A Multi-Factor Driven Model for Locomotive Axle Temperature Prediction Based on Multi-Stage Feature Engineering and Deep Learning Framework

Abstract

Recently, with the increasing scale of the volume of freight transport and the number of passengers, the study of railway vehicle fault diagnosis and condition management is becoming more significant than ever. The axle temperature plays a significant role in the locomotive operating condition assessment that sudden temperature changes may lead to potential accidents. To realize accurate real-time condition monitoring and fault diagnosis, a new multi-data-driven model based on reinforcement learning and deep learning is proposed in this paper. The whole modeling process contains three steps: In step 1, the feature crossing and reinforcement learning methods are applied to select the suitable features that could efficiently shorten the redundancy of the input. In step 2, the stack denoising autoencoder is employed to extract deep fluctuation information in the features after the reinforcement learning. In step 3, the bidirectional gated recurrent unit algorithm is utilized to accomplish the forecasting model and achieve the final results. These parts of the integrated modeling structure contributed to increased forecasting accuracy than single models.

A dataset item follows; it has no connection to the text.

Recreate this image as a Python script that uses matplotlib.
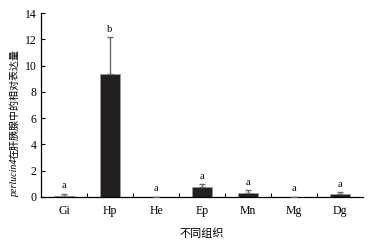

By analyzing the forecasting results of three different data series, it could be summarized that: (1) The proposed two-stage feature selection method and feature extraction method could greatly optimize the input for the predictor and form the optimal axle temperature forecasting model. (2) The proposed hybrid model can achieve satisfactory forecasting results which are better than the contrast algorithms proposed by other researchers.